Independent internet space recreation First Orbit from filmmaker Christopher Riley get's a Blu-ray and DVD release
FIRST ORBIT
DVD and Blu-ray Release British independent filmmaker, Christopher Riley, is releasing his hit Internet film 'First Orbit', as a multi-language DVD and Blu-ray, in time for the global Yuri's Night screenings, on the 12 April 2012. 'First Orbit' celebrates Yuri Gagarin's historic pioneering space flight, orbiting the Earth in 1961, and has received over 3.6 million views on YouTube, since its premiere last year.
Chris Riley says; "Repeated requests for translations of the film came in as soon as we premiered First Orbit on YouTube last year, so I began crowd sourcing the translations in as many languages as possible and put them onto our website. Then demand from around the world for a multi-language DVD and Blu-ray began. This required real finance but by crowd funding with IndieGoGo I've managed to manufacture 2,000 multi-language DVD and Blu-ray copies of First Orbit in time for the Yuri's Night celebrations which take place on 12 April."
In keeping with the project's original aim "to bring the story of Yuri Gagarin's historic flight to the world for free", all the translations encoded onto the DVD and Blu-ray versions have also been made available for free through the film's website www.firstorbit.org This is the first time the story of Gagarin's mission, in his own words, will be available in so many languages, making the experience of human kind's first space flight accessible to the widest audience in history. And with this new multi-language version of the film, Riley is hoping he can top the 1600 screenings in more than 130 countries, which First Orbit received last year. Details of how to organise a Yuri's Night screening party on 12 April are a available from www.firstorbit.org.
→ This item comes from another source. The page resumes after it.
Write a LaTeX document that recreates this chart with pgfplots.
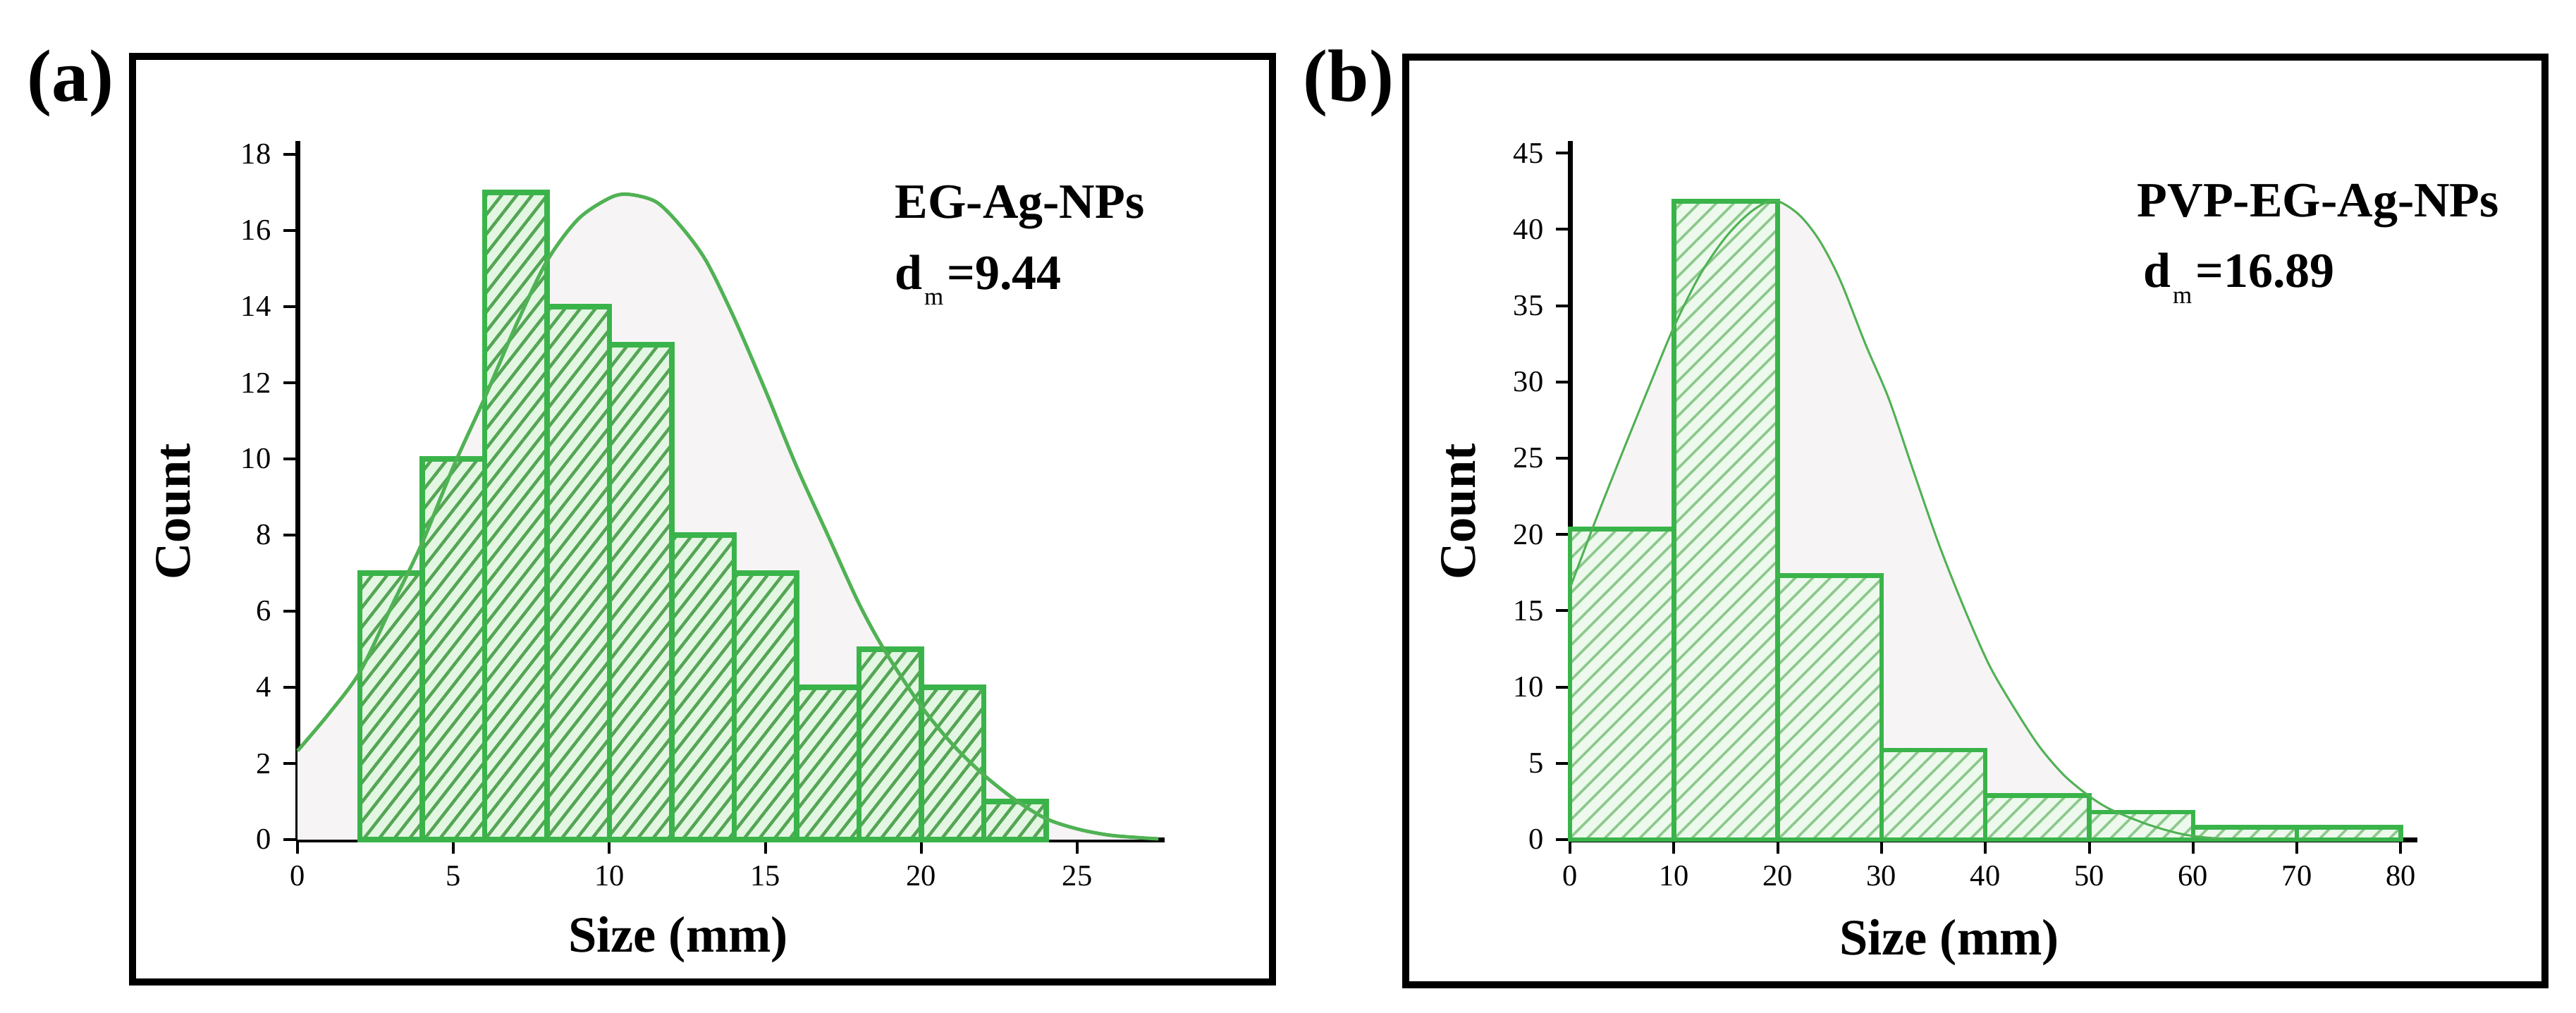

The DVD or Blu-ray version of First Orbit can be purchased online through Amazon or direct from www.firstorbit.org. The original 2011 version of the film with English subtitles can still be watched online through the project's YouTube channel: www.youtube.com/firstorbit. Notes To Editors Yuri Gagarin & Vostok 1 Yuri Alekseyevich Gagarin was a Soviet cosmonaut who, on 12 April 1961, became the first human to journey into space, launching to orbit aboard the Vostok 1 spacecraft. His call sign for the flight was 'Cedar' - meaning Siberian Pine. Ground Control identified themselves as Dawn. Unsure of the effect of space flight on a human being, the spacecraft's controls were run by an automatic system, with Gagarin only permitted to take control in an emergency.
The flight of Vostok 1 began at 06:07 Universal Time (UT), boosted into orbit by a Vostok-K series rocket. Since the Vostok 1 capsule's parachute landing system was deemed too rough for a cosmonaut to risk riding back to Earth Gagarin ejected whilst still seven kilometres above the ground. He made his final descent on his own parachute and landed at 07:55 UT, having flown right around the planet in just 108 minutes!
Christopher Riley
Christopher Riley Director and Producer - First Orbit, worked on data from NASA's early Spacelab 1 Shuttle mission for his Ph.D. at Imperial College, London, before embarking on a career making science documentaries for the BBC. He has worked with the NASA film archive for the past fifteen years on projects ranging from the BBC's landmark series 'The Planets' to his highly acclaimed feature documentary film 'In the Shadow of the Moon ' and his unique restoration project of NASA's classic documentary Moonwalk One.
He is the visiting Professor of Science and Media at the University of Lincoln, in the UK and the founder of the stock footage library Footagevault. Riley created his first video installation from 'found footage' for the 40th anniversary of the first Moon landing during the summer of 2009. 'Apollo Raw and Uncut ' played in gallery spaces in London and Montreal and was the first time the entire 23 hours of Apollo mission flight film archive had been screened in public.